Overnight hospital stay

After a late night visit to the ER, Namine was admitted to the hospital for a persistent cough, high fever, and low oxygenation.

For over a week now, Namine has had a cough that simply won’t go away. Her doctors believe it to be a viral infection, so we just have to let it run its course. It got so bad, however, that she was admitted to the hospital overnight. But before I get into the hospital stay, let me back up a bit.

Namine is no stranger to the croup. Many a winter’s morning, she’s woken up with its signature barky cough. What’s strange, this time around, is that she was fine all winter. Now that the weather has warmed up — relatively speaking, I suppose, having fluctuated as Wisconsin weather is wont to do — she’s come down with a particularly nasty cough.

Before ending up in the ER, we took Namine to see the pediatrician twice. She was given a steroid to help with the inflammation that often accompanies croup. Unlike previous times, it didn’t help with Namine’s cough at all.

The first time Namine saw the pediatrician, she didn’t have a fever or an ear infection. By the second time, she had both. She had a temperature of 102, despite being on a rotation of alternating Motrin and Tylenol — both of which normally help a fever, but this time neither did.

With a cough that wouldn’t quit and a fever that didn’t go down, we took Namine in to the ER. Her medical history complicated things, too: since she has a heart defect, she never has a blood-oxygen saturation level of 100%. Being post-Fontan, she typically has an O2 of about 94-96%. When she’s sick, we can expect that to be lower, but her O2 was dangerously low at 85%. Because of this, they put an oxygen mask on her.

Namine isn’t just a heart patient. She is described as having “lung disease,” which unfortunately isn’t a very helpful descriptor. In her case, it means that her airway and lungs suffered atrophy during the first two and a half years of life when she had a tracheostomy tube. Because she is susceptible to lung infections and other airway-related complications, they did a series of chest X-rays looking for signs of pneumonia or bronchitis. The X-rays indicated neither, but that still didn’t explain her persistent cough or low O2 saturations. Since she still needed the extra oxygen — and we haven’t had home oxygen since shortly after Namine was decannulated — they decided to admit her and keep her overnight.

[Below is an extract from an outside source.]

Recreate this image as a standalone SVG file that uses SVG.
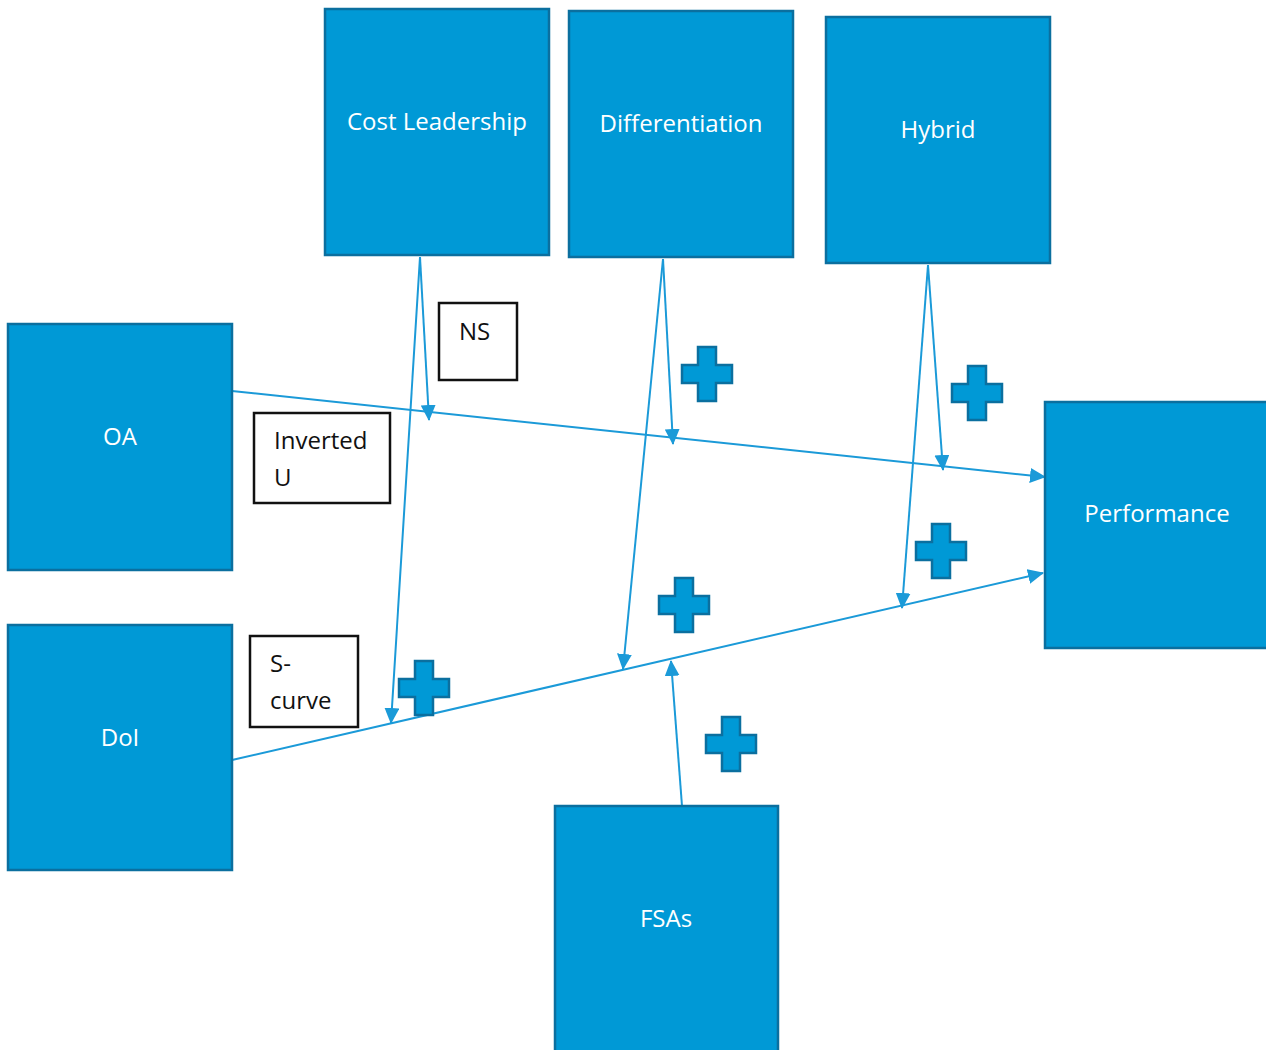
<svg xmlns="http://www.w3.org/2000/svg" width="1266" height="1050" viewBox="0 0 1266 1050">
<style>
.box{fill:#0099d6;stroke:#0b6f9f;stroke-width:2.5}
.lbl{fill:#fff;font-family:"Open Sans","Noto Sans",sans-serif;font-size:24px;text-anchor:middle}
.note{fill:#fff;stroke:#111;stroke-width:2.5}
.nt{fill:#111;font-family:"Open Sans","Noto Sans",sans-serif;font-size:24px}
.conn{stroke:#1b9ad8;stroke-width:2;fill:none;marker-end:url(#ah)}
.plus{fill:#0099d6;stroke:#0b6f9f;stroke-width:2.5}
</style>
<defs>
<marker id="ah" viewBox="0 0 16 15" refX="15" refY="7.5" markerWidth="16" markerHeight="15" markerUnits="userSpaceOnUse" orient="auto">
<path d="M0,0 L16,7.5 L0,15 z" fill="#1b9ad8"/>
</marker>
<polygon id="plus" class="plus" points="-9,-27 9,-27 9,-9 25,-9 25,9 9,9 9,27 -9,27 -9,9 -25,9 -25,-9 -9,-9"/>
</defs>
<rect width="1266" height="1050" fill="#fff"/>
<g id="connectors">
<line class="conn" x1="232" y1="391" x2="1045" y2="477"/>
<line class="conn" x1="232" y1="760" x2="1043" y2="573"/>
<line class="conn" x1="420" y1="257" x2="429" y2="420"/>
<line class="conn" x1="420" y1="257" x2="391" y2="723"/>
<line class="conn" x1="663" y1="259" x2="673" y2="444"/>
<line class="conn" x1="663" y1="259" x2="623" y2="669"/>
<line class="conn" x1="928" y1="265" x2="943" y2="470"/>
<line class="conn" x1="928" y1="265" x2="902" y2="608"/>
<line class="conn" x1="682" y1="806" x2="671" y2="661"/>
</g>
<g id="cost-leadership"><rect class="box" x="325" y="9" width="224" height="246"/><text class="lbl" x="437" y="130">Cost Leadership</text></g>
<g id="differentiation"><rect class="box" x="569" y="11" width="224" height="246"/><text class="lbl" x="681" y="132">Differentiation</text></g>
<g id="hybrid"><rect class="box" x="826" y="17" width="224" height="246"/><text class="lbl" x="938" y="138">Hybrid</text></g>
<g id="oa"><rect class="box" x="8" y="324" width="224" height="246"/><text class="lbl" x="120" y="445">OA</text></g>
<g id="doi"><rect class="box" x="8" y="625" width="224" height="245"/><text class="lbl" x="120" y="746">DoI</text></g>
<g id="performance"><rect class="box" x="1045" y="402" width="224" height="246"/><text class="lbl" x="1157" y="522">Performance</text></g>
<g id="fsas"><rect class="box" x="555" y="806" width="223" height="250"/><text class="lbl" x="666" y="927">FSAs</text></g>
<g id="ns"><rect class="note" x="439" y="303" width="78" height="77"/><text class="nt" x="459" y="340">NS</text></g>
<g id="inverted-u"><rect class="note" x="254" y="413" width="136" height="90"/><text class="nt" x="274" y="449">Inverted</text><text class="nt" x="274" y="486">U</text></g>
<g id="s-curve"><rect class="note" x="250" y="636" width="108" height="91"/><text class="nt" x="270" y="672">S-</text><text class="nt" x="270" y="709">curve</text></g>
<g id="plus-signs">
<use href="#plus" x="707" y="374"/>
<use href="#plus" x="977" y="393"/>
<use href="#plus" x="941" y="551"/>
<use href="#plus" x="684" y="605"/>
<use href="#plus" x="424" y="688"/>
<use href="#plus" x="731" y="744"/>
</g>
</svg>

I should mention that at this point it was about 4:00 in the morning. Namine was tired, but she was far more cheerful than I had any right to expect a sick and coughing ten year old to be. She was disappointed to not be going home, but since we had already discussed the possibility, it wasn’t completely unexpected. Namine slept for a few hours with the oxygen mask on, keeping her sats in the low nineties.

The following day (although it was actually the same day because we were admitted after midnight), the doctors decided to try taking Namine off her oxygen. If she could maintain her saturations in the low nineties, then they were okay with sending her home that evening. In the meantime, they gave her an incentive spirometer ↗ which exercised her lungs, helping the bronchioles to expand. A pulmonologist came by a little later and had her do a breathing treatment. When he left, he left Namine an Aerobika ↗, which would help to break up any gunk in her lungs, making it easier to cough up.

Namine spent the remainder of the day doing her breathing exercises every hour. She kept her saturations up in the low nineties, and by evening her doctors agreed that she could go home. She’s been home since. She’s still coughing, but not quite as often. Since she’s been doing her breathing exercises, she hasn’t suffered any further drops in O2.

Namine has since finished up the round of antibiotics for her ear infection, and her fever has dissipated. As far as anyone could tell, the cough was viral, not bacterial. Since there was nothing anyone could give her for it, she had to wait it out.